Prep time: 10 minutes
Total time: 45 minutes
Makes 4 servings
• 1 pound bag frozen pizza dough, thawed
• 6-ounce package pepperoni, chopped
• 1 cup ricotta
• 1 cup shredded mozzarella
• 2 tablespoons olive oil
• 16-ounce jar pasta sauce, such as marinara
• Grated Parmesan
• Heat oven to 400° F.
• Cut the dough into quarters and shape into 4 balls. Set aside.
• In a medium bowl, mix the pepperoni, ricotta, and mozzarella. Roll or pull each ball into a 7-inch circle.
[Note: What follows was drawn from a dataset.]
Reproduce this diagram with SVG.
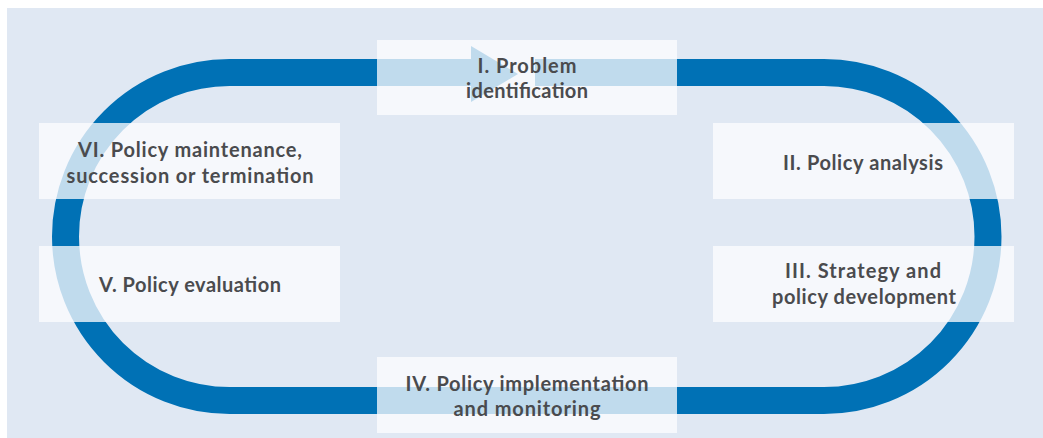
<svg xmlns="http://www.w3.org/2000/svg" width="1043" height="438" viewBox="0 0 1043 438">
<style>
.box{fill:#fdfdff;fill-opacity:0.76}
.lbl{font-family:Lato,"Open Sans","Liberation Sans",sans-serif;font-weight:bold;font-size:20px;fill:#4a4b4e;text-anchor:middle}
.track{fill:none;stroke:#0071b5;stroke-width:27}
</style>
<rect x="7" y="8" width="1036" height="430" fill="#e0e8f3"/>
<g id="connectors">
<path class="track" d="M535,72.5 H824 A164,164 0 0 1 824,400.5 H229.5 A164,164 0 0 1 229.5,72.5 H471"/>
<polygon points="471,46 471,102 518,74" fill="#0071b5"/>
</g>
<g id="node1"><rect class="box" x="377" y="40" width="300" height="75"/>
<text class="lbl" x="527" y="73" textLength="99" lengthAdjust="spacing">I. Problem</text><text class="lbl" x="527" y="98" textLength="122" lengthAdjust="spacing">identification</text></g>
<g id="node2"><rect class="box" x="713" y="123" width="301" height="76"/>
<text class="lbl" x="863" y="170" textLength="160" lengthAdjust="spacing">II. Policy analysis</text></g>
<g id="node3"><rect class="box" x="713" y="246" width="301" height="76"/>
<text class="lbl" x="863" y="278" textLength="156" lengthAdjust="spacing">III. Strategy and</text><text class="lbl" x="864" y="304" textLength="184" lengthAdjust="spacing">policy development</text></g>
<g id="node4"><rect class="box" x="377" y="357" width="300" height="76"/>
<text class="lbl" x="527" y="391" textLength="243" lengthAdjust="spacing">IV. Policy implementation</text><text class="lbl" x="527" y="416" textLength="147" lengthAdjust="spacing">and monitoring</text></g>
<g id="node5"><rect class="box" x="39" y="246" width="301" height="76"/>
<text class="lbl" x="190" y="292" textLength="182" lengthAdjust="spacing">V. Policy evaluation</text></g>
<g id="node6"><rect class="box" x="39" y="123" width="301" height="76"/>
<text class="lbl" x="190" y="157" textLength="224" lengthAdjust="spacing">VI. Policy maintenance,</text><text class="lbl" x="190" y="183" textLength="247" lengthAdjust="spacing">succession or termination</text></g>
</svg>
• Spoon 1/4 of the pepperoni filling onto the center of each. Fold over and pinch the edges together. • Place on a baking sheet and brush with the oil. Bake for 30 minutes, or until golden.
• Meanwhile, heat the sauce, then spoon it over the calzones. Top with the Parmesan.
Express Shrimp & Sausage Jambalaya
Courtesy of Eating Well magazine
This ultra-quick rice dish does not sacrifice the traditional smoky and spicy complex flavors of the Cajun original. Andouille sausage brings its own spiciness to the mix, however, a low-fat kielbasa works as well if you add a pinch of crushed red pepper. Serve with steamed greens to complete the meal.
• 1 teaspoon canola oil
• 8 ounces andouille sausage or low-fat kielbasa, cut into 1/4-inch-thick slices
• 16-ounce bag frozen pepper-onion mix
• 14½-ounce can reduced-sodium chicken broth
• 2 cups instant brown rice
• 8 ounces shrimp (26-30 per pound), peeled and deveined
1. Heat oil in a large heavy soup pot or Dutch oven over medium high-heat. Add sausage and pepper-onion mix; cook, stirring occasionally, until the vegetables soften, 3 to 5 minutes.
2. Add broth to the pan and bring to a boil. Add rice, stir once, cover and cook for 5 minutes. Add shrimp and stir to incorporate. Remove from the heat and let stand, covered, until the shrimp are opaque and cooked through, 5 to 6 minutes. Fluff with a fork and serve immediately.
Makes 4 servings
Per serving: 324 calories; 6 g fat (0 g sat, 1 g mono); 86 mg cholesterol; 42 g carbohydrate; 23 g protein; 3 g fiber; 621 mg sodium.
Nutrition bonus: Vitamin C (20 percent daily value).